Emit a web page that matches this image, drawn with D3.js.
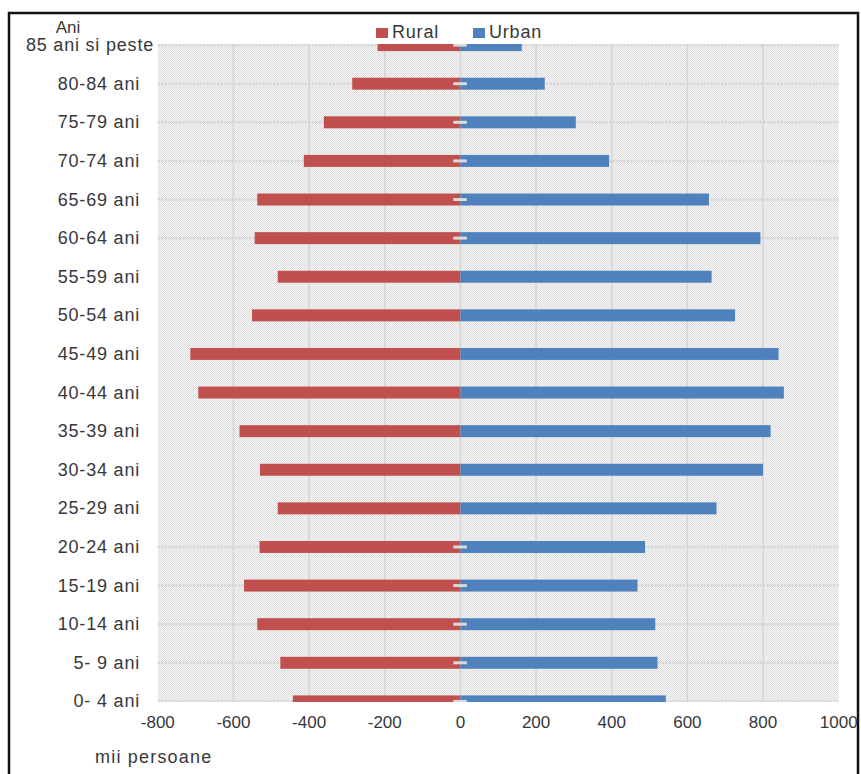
<!DOCTYPE html>
<html>
<head>
<meta charset="utf-8">
<script src="https://cdn.jsdelivr.net/npm/d3@7"></script>
<style>
  body { margin: 0; background: #fff; }
  text { font-family: "Liberation Sans", Arial, sans-serif; fill: #383838; }
</style>
</head>
<body>
<svg id="chart" width="861" height="774"></svg>
<script>
// Age groups, bottom to top
const categories = ["0- 4 ani", "5- 9 ani", "10-14 ani", "15-19 ani", "20-24 ani", "25-29 ani",
  "30-34 ani", "35-39 ani", "40-44 ani", "45-49 ani", "50-54 ani", "55-59 ani",
  "60-64 ani", "65-69 ani", "70-74 ani", "75-79 ani", "80-84 ani", "85 ani si peste"];
// Population, thousands (rural shown as negative values)
const rural = [-443, -476, -537, -572, -531, -483, -530, -584, -693, -714, -551, -483,
  -544, -537, -414, -361, -286, -219];
const urban = [543, 521, 515, 468, 488, 677, 800, 820, 855, 841, 726, 664,
  793, 657, 393, 305, 223, 162];
const seriesNames = ["Rural", "Urban"];
const xTicks = [-800, -600, -400, -200, 0, 200, 400, 600, 800, 1000];
// Rows that carry a dotted guide line
const dottedRows = ["0- 4 ani", "5- 9 ani", "10-14 ani", "15-19 ani", "20-24 ani",
  "60-64 ani", "65-69 ani", "70-74 ani", "75-79 ani", "80-84 ani", "85 ani si peste"];

const colors = { Rural: "#C0504D", Urban: "#4F81BD" };

const svg = d3.select("#chart");
const plot = { left: 157.8, right: 838.7, top: 44, bottom: 702 };

const x = d3.scaleLinear().domain([-800, 1000]).range([plot.left, plot.right]);
const y = d3.scaleBand().domain(categories).range([720.7, 25.8])
  .paddingInner(0.69).paddingOuter(0.345);

// Outer frame
svg.append("rect").attr("x", 9).attr("y", 13).attr("width", 849).attr("height", 800)
  .attr("fill", "none").attr("stroke", "#111").attr("stroke-width", 2.5);

// Plot area background with a fine checker pattern
const defs = svg.append("defs");
const pat = defs.append("pattern").attr("id", "checker").attr("width", 2).attr("height", 2)
  .attr("patternUnits", "userSpaceOnUse");
pat.append("rect").attr("width", 2).attr("height", 2).attr("fill", "#f4f4f4");
pat.append("rect").attr("x", 0).attr("y", 0).attr("width", 1).attr("height", 1).attr("fill", "#dfdfdf");
pat.append("rect").attr("x", 1).attr("y", 1).attr("width", 1).attr("height", 1).attr("fill", "#dfdfdf");

defs.append("clipPath").attr("id", "plotClip").append("rect")
  .attr("x", plot.left).attr("y", plot.top)
  .attr("width", plot.right - plot.left).attr("height", plot.bottom - plot.top);

svg.append("rect").attr("x", plot.left).attr("y", plot.top)
  .attr("width", plot.right - plot.left).attr("height", plot.bottom - plot.top)
  .attr("fill", "url(#checker)");

const g = svg.append("g").attr("clip-path", "url(#plotClip)");

// Vertical gridlines
g.selectAll(".vgrid").data(xTicks.filter(d => d > -800 && d < 1000)).join("line")
  .attr("x1", d => x(d)).attr("x2", d => x(d))
  .attr("y1", plot.top).attr("y2", plot.bottom)
  .attr("stroke", "#d6d6d6").attr("stroke-width", 1.6);

// Dotted guide lines
g.selectAll(".hdot").data(dottedRows).join("line")
  .attr("x1", plot.left).attr("x2", plot.right)
  .attr("y1", d => y(d) + y.bandwidth() / 2).attr("y2", d => y(d) + y.bandwidth() / 2)
  .attr("stroke", "#d4d4d4").attr("stroke-width", 2.5).attr("stroke-dasharray", "2 1.5");

// Bars
const rows = categories.map((c, i) => ({ c, Rural: rural[i], Urban: urban[i] }));
seriesNames.forEach(s => {
  g.selectAll(".bar-" + s).data(rows).join("rect")
    .attr("x", d => x(Math.min(0, d[s])))
    .attr("width", d => Math.abs(x(d[s]) - x(0)))
    .attr("y", d => y(d.c))
    .attr("height", y.bandwidth())
    .attr("fill", colors[s]);
});

// Short light marks at zero on guide rows
g.selectAll(".zmark").data(dottedRows).join("rect")
  .attr("x", x(-19)).attr("width", x(17) - x(-19))
  .attr("y", d => y(d) + y.bandwidth() / 2 - 1.5).attr("height", 3)
  .attr("fill", "#dadada");

// Category labels (the long top label sits further right)
const lastCat = categories[categories.length - 1];
svg.selectAll(".ylab").data(categories).join("text")
  .attr("x", d => d === lastCat ? 154 : 140)
  .attr("y", d => Math.max(y(d) + y.bandwidth() / 2, 44))
  .attr("text-anchor", "end").attr("dominant-baseline", "central")
  .attr("font-size", 18).attr("letter-spacing", 0.8)
  .text(d => d);

// X tick labels
svg.selectAll(".xlab").data(xTicks).join("text")
  .attr("x", d => x(d)).attr("y", 722)
  .attr("text-anchor", "middle").attr("dominant-baseline", "central")
  .attr("font-size", 17)
  .text(d => d);

// Axis titles
svg.append("text").attr("x", 68).attr("y", 27).attr("text-anchor", "middle")
  .attr("dominant-baseline", "central").attr("font-size", 17).text("Ani");
svg.append("text").attr("x", 95).attr("y", 757)
  .attr("dominant-baseline", "central").attr("font-size", 18).attr("letter-spacing", 1.2)
  .text("mii persoane");

// Legend
const legend = svg.append("g");
const legendX = [376, 473];
seriesNames.forEach((s, i) => {
  legend.append("rect").attr("x", legendX[i]).attr("y", 28).attr("width", 12).attr("height", 10)
    .attr("fill", colors[s]);
  legend.append("text").attr("x", legendX[i] + 16).attr("y", 32)
    .attr("dominant-baseline", "central").attr("font-size", 18).attr("letter-spacing", 0.8)
    .text(s);
});
</script>
</body>
</html>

########

# INSTRUCTIONS FOR THE TASK
Print out the lines exactly, skipping any picture.

# RESULT
Emit a web page that matches this image, drawn with D3.js.
<!DOCTYPE html>
<html>
<head>
<meta charset="utf-8">
<script src="https://cdn.jsdelivr.net/npm/d3@7"></script>
<style>
  body { margin: 0; background: #fff; }
  text { font-family: "Liberation Sans", Arial, sans-serif; fill: #383838; }
</style>
</head>
<body>
<svg id="chart" width="861" height="774"></svg>
<script>
// Age groups, bottom to top
const categories = ["0- 4 ani", "5- 9 ani", "10-14 ani", "15-19 ani", "20-24 ani", "25-29 ani",
  "30-34 ani", "35-39 ani", "40-44 ani", "45-49 ani", "50-54 ani", "55-59 ani",
  "60-64 ani", "65-69 ani", "70-74 ani", "75-79 ani", "80-84 ani", "85 ani si peste"];
// Population, thousands (rural shown as negative values)
const rural = [-443, -476, -537, -572, -531, -483, -530, -584, -693, -714, -551, -483,
  -544, -537, -414, -361, -286, -219];
const urban = [543, 521, 515, 468, 488, 677, 800, 820, 855, 841, 726, 664,
  793, 657, 393, 305, 223, 162];
const seriesNames = ["Rural", "Urban"];
const xTicks = [-800, -600, -400, -200, 0, 200, 400, 600, 800, 1000];
// Rows that carry a dotted guide line
const dottedRows = ["0- 4 ani", "5- 9 ani", "10-14 ani", "15-19 ani", "20-24 ani",
  "60-64 ani", "65-69 ani", "70-74 ani", "75-79 ani", "80-84 ani", "85 ani si peste"];

const colors = { Rural: "#C0504D", Urban: "#4F81BD" };

const svg = d3.select("#chart");
const plot = { left: 157.8, right: 838.7, top: 44, bottom: 702 };

const x = d3.scaleLinear().domain([-800, 1000]).range([plot.left, plot.right]);
const y = d3.scaleBand().domain(categories).range([720.7, 25.8])
  .paddingInner(0.69).paddingOuter(0.345);

// Outer frame
svg.append("rect").attr("x", 9).attr("y", 13).attr("width", 849).attr("height", 800)
  .attr("fill", "none").attr("stroke", "#111").attr("stroke-width", 2.5);

// Plot area background with a fine checker pattern
const defs = svg.append("defs");
const pat = defs.append("pattern").attr("id", "checker").attr("width", 2).attr("height", 2)
  .attr("patternUnits", "userSpaceOnUse");
pat.append("rect").attr("width", 2).attr("height", 2).attr("fill", "#f4f4f4");
pat.append("rect").attr("x", 0).attr("y", 0).attr("width", 1).attr("height", 1).attr("fill", "#dfdfdf");
pat.append("rect").attr("x", 1).attr("y", 1).attr("width", 1).attr("height", 1).attr("fill", "#dfdfdf");

defs.append("clipPath").attr("id", "plotClip").append("rect")
  .attr("x", plot.left).attr("y", plot.top)
  .attr("width", plot.right - plot.left).attr("height", plot.bottom - plot.top);

svg.append("rect").attr("x", plot.left).attr("y", plot.top)
  .attr("width", plot.right - plot.left).attr("height", plot.bottom - plot.top)
  .attr("fill", "url(#checker)");

const g = svg.append("g").attr("clip-path", "url(#plotClip)");

// Vertical gridlines
g.selectAll(".vgrid").data(xTicks.filter(d => d > -800 && d < 1000)).join("line")
  .attr("x1", d => x(d)).attr("x2", d => x(d))
  .attr("y1", plot.top).attr("y2", plot.bottom)
  .attr("stroke", "#d6d6d6").attr("stroke-width", 1.6);

// Dotted guide lines
g.selectAll(".hdot").data(dottedRows).join("line")
  .attr("x1", plot.left).attr("x2", plot.right)
  .attr("y1", d => y(d) + y.bandwidth() / 2).attr("y2", d => y(d) + y.bandwidth() / 2)
  .attr("stroke", "#d4d4d4").attr("stroke-width", 2.5).attr("stroke-dasharray", "2 1.5");

// Bars
const rows = categories.map((c, i) => ({ c, Rural: rural[i], Urban: urban[i] }));
seriesNames.forEach(s => {
  g.selectAll(".bar-" + s).data(rows).join("rect")
    .attr("x", d => x(Math.min(0, d[s])))
    .attr("width", d => Math.abs(x(d[s]) - x(0)))
    .attr("y", d => y(d.c))
    .attr("height", y.bandwidth())
    .attr("fill", colors[s]);
});

// Short light marks at zero on guide rows
g.selectAll(".zmark").data(dottedRows).join("rect")
  .attr("x", x(-19)).attr("width", x(17) - x(-19))
  .attr("y", d => y(d) + y.bandwidth() / 2 - 1.5).attr("height", 3)
  .attr("fill", "#dadada");

// Category labels (the long top label sits further right)
const lastCat = categories[categories.length - 1];
svg.selectAll(".ylab").data(categories).join("text")
  .attr("x", d => d === lastCat ? 154 : 140)
  .attr("y", d => Math.max(y(d) + y.bandwidth() / 2, 44))
  .attr("text-anchor", "end").attr("dominant-baseline", "central")
  .attr("font-size", 18).attr("letter-spacing", 0.8)
  .text(d => d);

// X tick labels
svg.selectAll(".xlab").data(xTicks).join("text")
  .attr("x", d => x(d)).attr("y", 722)
  .attr("text-anchor", "middle").attr("dominant-baseline", "central")
  .attr("font-size", 17)
  .text(d => d);

// Axis titles
svg.append("text").attr("x", 68).attr("y", 27).attr("text-anchor", "middle")
  .attr("dominant-baseline", "central").attr("font-size", 17).text("Ani");
svg.append("text").attr("x", 95).attr("y", 757)
  .attr("dominant-baseline", "central").attr("font-size", 18).attr("letter-spacing", 1.2)
  .text("mii persoane");

// Legend
const legend = svg.append("g");
const legendX = [376, 473];
seriesNames.forEach((s, i) => {
  legend.append("rect").attr("x", legendX[i]).attr("y", 28).attr("width", 12).attr("height", 10)
    .attr("fill", colors[s]);
  legend.append("text").attr("x", legendX[i] + 16).attr("y", 32)
    .attr("dominant-baseline", "central").attr("font-size", 18).attr("letter-spacing", 0.8)
    .text(s);
});
</script>
</body>
</html>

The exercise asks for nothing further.